PROBLEM DESCRIPTION >> Give the listing below again in full, exactly as written.

MATERIAL PROVIDED >>
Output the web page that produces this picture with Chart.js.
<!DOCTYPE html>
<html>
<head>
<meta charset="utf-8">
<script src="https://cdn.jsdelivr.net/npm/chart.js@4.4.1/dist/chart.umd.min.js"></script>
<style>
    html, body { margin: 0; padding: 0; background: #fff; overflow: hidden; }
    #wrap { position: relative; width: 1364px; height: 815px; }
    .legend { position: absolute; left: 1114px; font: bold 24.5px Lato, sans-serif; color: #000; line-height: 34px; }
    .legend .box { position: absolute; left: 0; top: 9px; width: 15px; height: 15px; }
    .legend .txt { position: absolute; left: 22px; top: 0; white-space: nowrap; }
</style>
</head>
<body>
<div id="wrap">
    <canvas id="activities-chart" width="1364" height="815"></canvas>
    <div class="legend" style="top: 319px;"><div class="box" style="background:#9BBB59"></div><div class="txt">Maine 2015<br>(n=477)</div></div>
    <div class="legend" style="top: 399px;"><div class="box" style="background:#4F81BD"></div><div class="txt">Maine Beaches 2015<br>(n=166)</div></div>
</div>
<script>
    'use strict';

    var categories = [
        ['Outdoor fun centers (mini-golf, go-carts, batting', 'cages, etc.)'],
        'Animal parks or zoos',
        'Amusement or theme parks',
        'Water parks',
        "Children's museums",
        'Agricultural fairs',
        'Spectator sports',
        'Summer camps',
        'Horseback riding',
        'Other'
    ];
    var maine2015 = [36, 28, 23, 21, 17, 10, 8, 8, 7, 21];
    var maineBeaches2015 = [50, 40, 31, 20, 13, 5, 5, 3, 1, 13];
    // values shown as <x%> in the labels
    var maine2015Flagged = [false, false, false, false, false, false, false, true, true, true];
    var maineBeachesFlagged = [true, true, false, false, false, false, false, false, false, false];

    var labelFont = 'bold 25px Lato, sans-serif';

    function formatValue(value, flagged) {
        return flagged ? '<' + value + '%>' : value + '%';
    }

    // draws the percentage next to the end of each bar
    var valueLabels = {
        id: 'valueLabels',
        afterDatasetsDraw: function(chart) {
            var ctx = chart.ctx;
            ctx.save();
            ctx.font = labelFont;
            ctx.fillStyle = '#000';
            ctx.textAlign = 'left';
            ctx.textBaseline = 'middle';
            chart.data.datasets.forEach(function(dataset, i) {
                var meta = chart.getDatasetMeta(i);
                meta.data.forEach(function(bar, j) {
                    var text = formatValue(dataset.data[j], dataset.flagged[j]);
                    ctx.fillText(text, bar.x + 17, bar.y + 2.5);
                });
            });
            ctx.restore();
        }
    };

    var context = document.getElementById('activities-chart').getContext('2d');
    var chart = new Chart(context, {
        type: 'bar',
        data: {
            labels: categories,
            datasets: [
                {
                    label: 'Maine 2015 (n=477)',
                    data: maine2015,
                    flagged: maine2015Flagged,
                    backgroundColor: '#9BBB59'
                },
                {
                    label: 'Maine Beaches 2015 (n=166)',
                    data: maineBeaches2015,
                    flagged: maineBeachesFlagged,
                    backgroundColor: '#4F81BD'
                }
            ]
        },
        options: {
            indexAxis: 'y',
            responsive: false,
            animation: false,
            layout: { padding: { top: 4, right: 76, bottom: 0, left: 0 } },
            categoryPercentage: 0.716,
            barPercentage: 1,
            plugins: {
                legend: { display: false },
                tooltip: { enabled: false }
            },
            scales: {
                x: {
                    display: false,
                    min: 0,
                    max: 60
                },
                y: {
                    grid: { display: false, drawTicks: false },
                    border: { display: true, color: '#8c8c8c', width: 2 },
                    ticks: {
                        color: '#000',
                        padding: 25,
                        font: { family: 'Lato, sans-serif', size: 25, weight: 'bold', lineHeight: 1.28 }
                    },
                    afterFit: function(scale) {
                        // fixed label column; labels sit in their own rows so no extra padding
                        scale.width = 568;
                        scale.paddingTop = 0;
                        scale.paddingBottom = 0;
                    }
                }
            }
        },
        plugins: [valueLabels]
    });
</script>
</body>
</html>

RESULT FOR THIS EXERCISE >>
Output the web page that produces this picture with Chart.js.
<!DOCTYPE html>
<html>
<head>
<meta charset="utf-8">
<script src="https://cdn.jsdelivr.net/npm/chart.js@4.4.1/dist/chart.umd.min.js"></script>
<style>
    html, body { margin: 0; padding: 0; background: #fff; overflow: hidden; }
    #wrap { position: relative; width: 1364px; height: 815px; }
    .legend { position: absolute; left: 1114px; font: bold 24.5px Lato, sans-serif; color: #000; line-height: 34px; }
    .legend .box { position: absolute; left: 0; top: 9px; width: 15px; height: 15px; }
    .legend .txt { position: absolute; left: 22px; top: 0; white-space: nowrap; }
</style>
</head>
<body>
<div id="wrap">
    <canvas id="activities-chart" width="1364" height="815"></canvas>
    <div class="legend" style="top: 319px;"><div class="box" style="background:#9BBB59"></div><div class="txt">Maine 2015<br>(n=477)</div></div>
    <div class="legend" style="top: 399px;"><div class="box" style="background:#4F81BD"></div><div class="txt">Maine Beaches 2015<br>(n=166)</div></div>
</div>
<script>
    'use strict';

    var categories = [
        ['Outdoor fun centers (mini-golf, go-carts, batting', 'cages, etc.)'],
        'Animal parks or zoos',
        'Amusement or theme parks',
        'Water parks',
        "Children's museums",
        'Agricultural fairs',
        'Spectator sports',
        'Summer camps',
        'Horseback riding',
        'Other'
    ];
    var maine2015 = [36, 28, 23, 21, 17, 10, 8, 8, 7, 21];
    var maineBeaches2015 = [50, 40, 31, 20, 13, 5, 5, 3, 1, 13];
    // values shown as <x%> in the labels
    var maine2015Flagged = [false, false, false, false, false, false, false, true, true, true];
    var maineBeachesFlagged = [true, true, false, false, false, false, false, false, false, false];

    var labelFont = 'bold 25px Lato, sans-serif';

    function formatValue(value, flagged) {
        return flagged ? '<' + value + '%>' : value + '%';
    }

    // draws the percentage next to the end of each bar
    var valueLabels = {
        id: 'valueLabels',
        afterDatasetsDraw: function(chart) {
            var ctx = chart.ctx;
            ctx.save();
            ctx.font = labelFont;
            ctx.fillStyle = '#000';
            ctx.textAlign = 'left';
            ctx.textBaseline = 'middle';
            chart.data.datasets.forEach(function(dataset, i) {
                var meta = chart.getDatasetMeta(i);
                meta.data.forEach(function(bar, j) {
                    var text = formatValue(dataset.data[j], dataset.flagged[j]);
                    ctx.fillText(text, bar.x + 17, bar.y + 2.5);
                });
            });
            ctx.restore();
        }
    };

    var context = document.getElementById('activities-chart').getContext('2d');
    var chart = new Chart(context, {
        type: 'bar',
        data: {
            labels: categories,
            datasets: [
                {
                    label: 'Maine 2015 (n=477)',
                    data: maine2015,
                    flagged: maine2015Flagged,
                    backgroundColor: '#9BBB59'
                },
                {
                    label: 'Maine Beaches 2015 (n=166)',
                    data: maineBeaches2015,
                    flagged: maineBeachesFlagged,
                    backgroundColor: '#4F81BD'
                }
            ]
        },
        options: {
            indexAxis: 'y',
            responsive: false,
            animation: false,
            layout: { padding: { top: 4, right: 76, bottom: 0, left: 0 } },
            categoryPercentage: 0.716,
            barPercentage: 1,
            plugins: {
                legend: { display: false },
                tooltip: { enabled: false }
            },
            scales: {
                x: {
                    display: false,
                    min: 0,
                    max: 60
                },
                y: {
                    grid: { display: false, drawTicks: false },
                    border: { display: true, color: '#8c8c8c', width: 2 },
                    ticks: {
                        color: '#000',
                        padding: 25,
                        font: { family: 'Lato, sans-serif', size: 25, weight: 'bold', lineHeight: 1.28 }
                    },
                    afterFit: function(scale) {
                        // fixed label column; labels sit in their own rows so no extra padding
                        scale.width = 568;
                        scale.paddingTop = 0;
                        scale.paddingBottom = 0;
                    }
                }
            }
        },
        plugins: [valueLabels]
    });
</script>
</body>
</html>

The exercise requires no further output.